TASK OBJECTIVE: Scan the material below for the string "this", and copy every line where it shows up.

TASK INPUTS:
════════════════════
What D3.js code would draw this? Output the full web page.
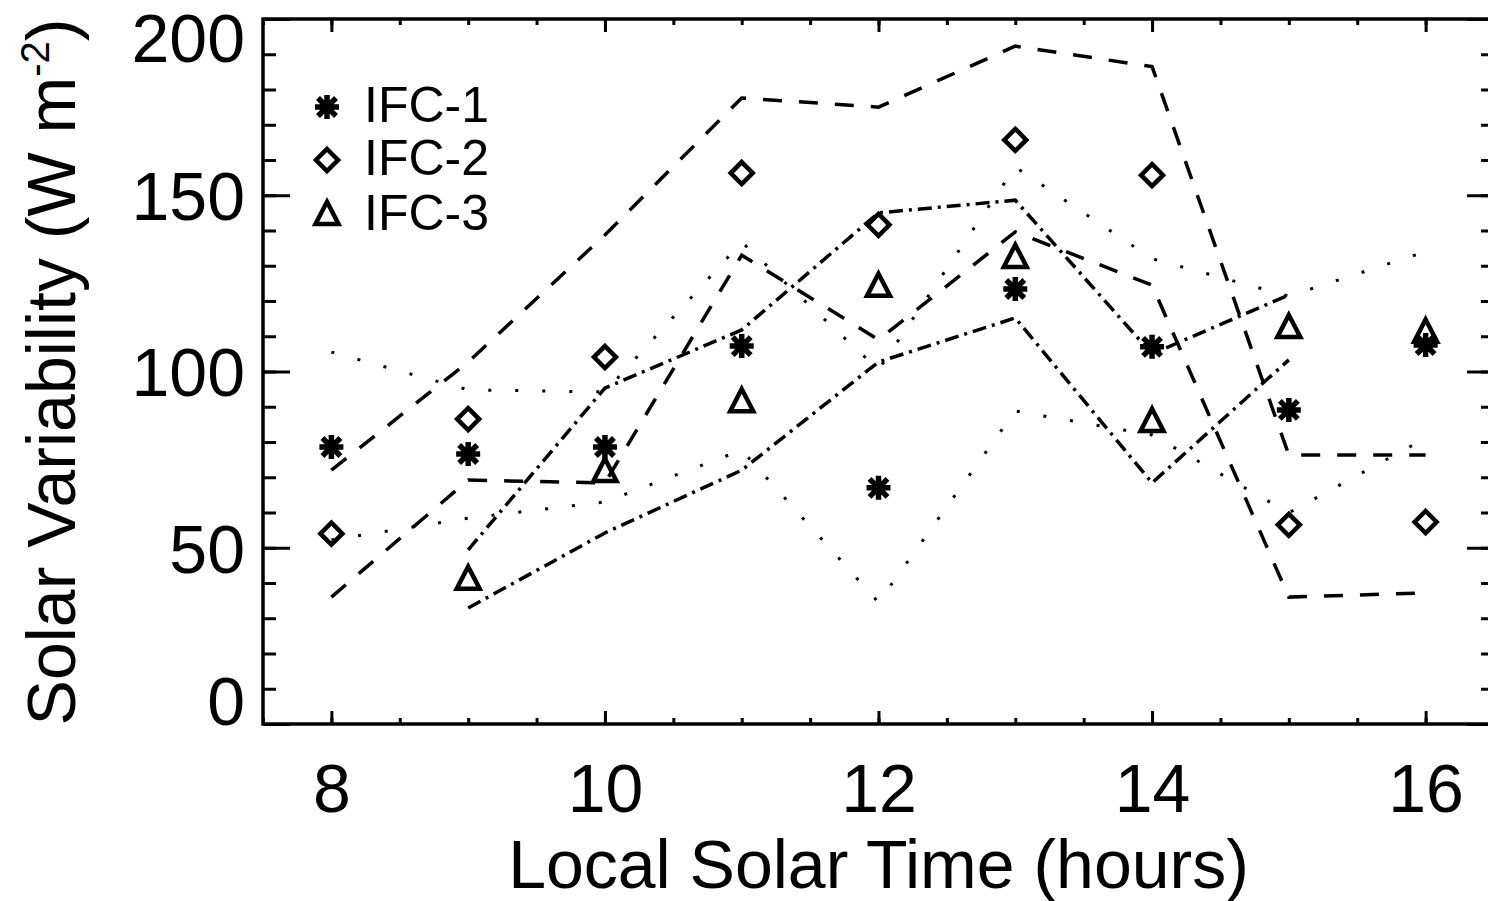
════════════════════
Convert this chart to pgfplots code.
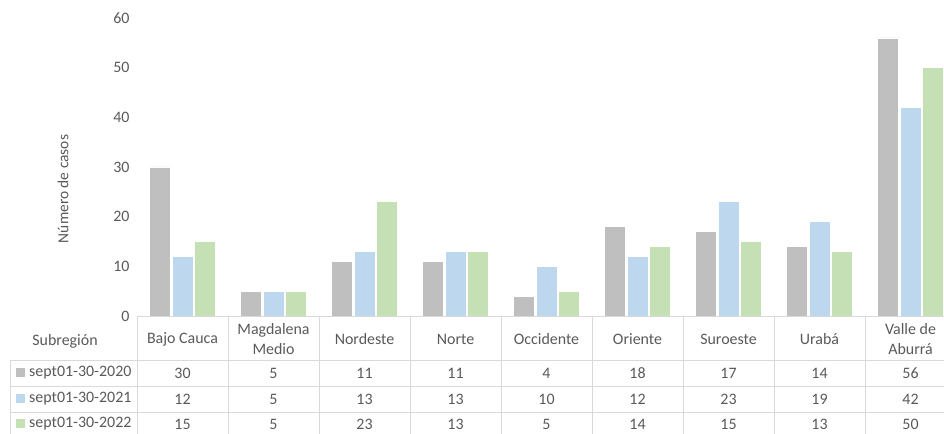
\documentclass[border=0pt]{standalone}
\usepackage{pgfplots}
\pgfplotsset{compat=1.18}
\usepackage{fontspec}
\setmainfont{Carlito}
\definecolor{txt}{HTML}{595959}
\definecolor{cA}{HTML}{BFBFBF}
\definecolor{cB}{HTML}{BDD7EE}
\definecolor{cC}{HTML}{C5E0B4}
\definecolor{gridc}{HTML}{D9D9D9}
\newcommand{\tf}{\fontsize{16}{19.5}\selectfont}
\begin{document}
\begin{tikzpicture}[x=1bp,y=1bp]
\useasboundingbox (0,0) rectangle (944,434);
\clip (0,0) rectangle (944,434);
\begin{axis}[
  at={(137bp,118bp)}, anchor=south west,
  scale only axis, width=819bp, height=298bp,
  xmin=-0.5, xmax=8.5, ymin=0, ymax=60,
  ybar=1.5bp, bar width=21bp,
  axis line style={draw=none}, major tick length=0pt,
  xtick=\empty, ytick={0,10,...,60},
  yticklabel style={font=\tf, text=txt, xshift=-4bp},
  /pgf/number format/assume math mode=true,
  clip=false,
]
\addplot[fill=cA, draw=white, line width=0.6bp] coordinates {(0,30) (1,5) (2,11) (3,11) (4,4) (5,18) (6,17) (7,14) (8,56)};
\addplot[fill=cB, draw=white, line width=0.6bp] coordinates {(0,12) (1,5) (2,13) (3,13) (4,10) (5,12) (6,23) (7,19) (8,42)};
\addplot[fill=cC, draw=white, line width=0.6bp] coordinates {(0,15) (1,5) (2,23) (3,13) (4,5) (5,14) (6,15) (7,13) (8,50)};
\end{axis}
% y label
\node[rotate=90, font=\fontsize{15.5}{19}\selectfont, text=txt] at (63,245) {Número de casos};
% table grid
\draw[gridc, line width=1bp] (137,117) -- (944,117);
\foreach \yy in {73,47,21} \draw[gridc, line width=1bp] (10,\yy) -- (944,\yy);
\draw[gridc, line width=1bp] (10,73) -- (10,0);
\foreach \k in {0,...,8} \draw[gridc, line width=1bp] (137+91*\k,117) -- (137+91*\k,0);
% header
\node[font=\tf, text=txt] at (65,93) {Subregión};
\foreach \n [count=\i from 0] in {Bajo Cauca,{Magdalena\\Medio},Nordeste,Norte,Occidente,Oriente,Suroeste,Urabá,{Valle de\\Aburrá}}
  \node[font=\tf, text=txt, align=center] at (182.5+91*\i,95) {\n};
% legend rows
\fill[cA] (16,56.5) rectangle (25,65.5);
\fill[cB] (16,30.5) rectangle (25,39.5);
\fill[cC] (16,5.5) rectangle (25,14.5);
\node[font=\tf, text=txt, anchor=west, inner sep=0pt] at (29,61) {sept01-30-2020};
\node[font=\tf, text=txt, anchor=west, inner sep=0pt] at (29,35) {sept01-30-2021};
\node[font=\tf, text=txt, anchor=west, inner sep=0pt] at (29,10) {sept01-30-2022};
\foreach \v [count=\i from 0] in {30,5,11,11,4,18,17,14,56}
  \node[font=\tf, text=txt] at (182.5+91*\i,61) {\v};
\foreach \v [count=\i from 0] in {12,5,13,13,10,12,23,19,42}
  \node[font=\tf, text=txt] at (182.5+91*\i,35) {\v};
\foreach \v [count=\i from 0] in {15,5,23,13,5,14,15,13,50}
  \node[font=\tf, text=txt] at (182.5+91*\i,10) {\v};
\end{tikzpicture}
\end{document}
════════════════════
FINAL RESULT:
What D3.js code would draw this? Output the full web page.
Convert this chart to pgfplots code.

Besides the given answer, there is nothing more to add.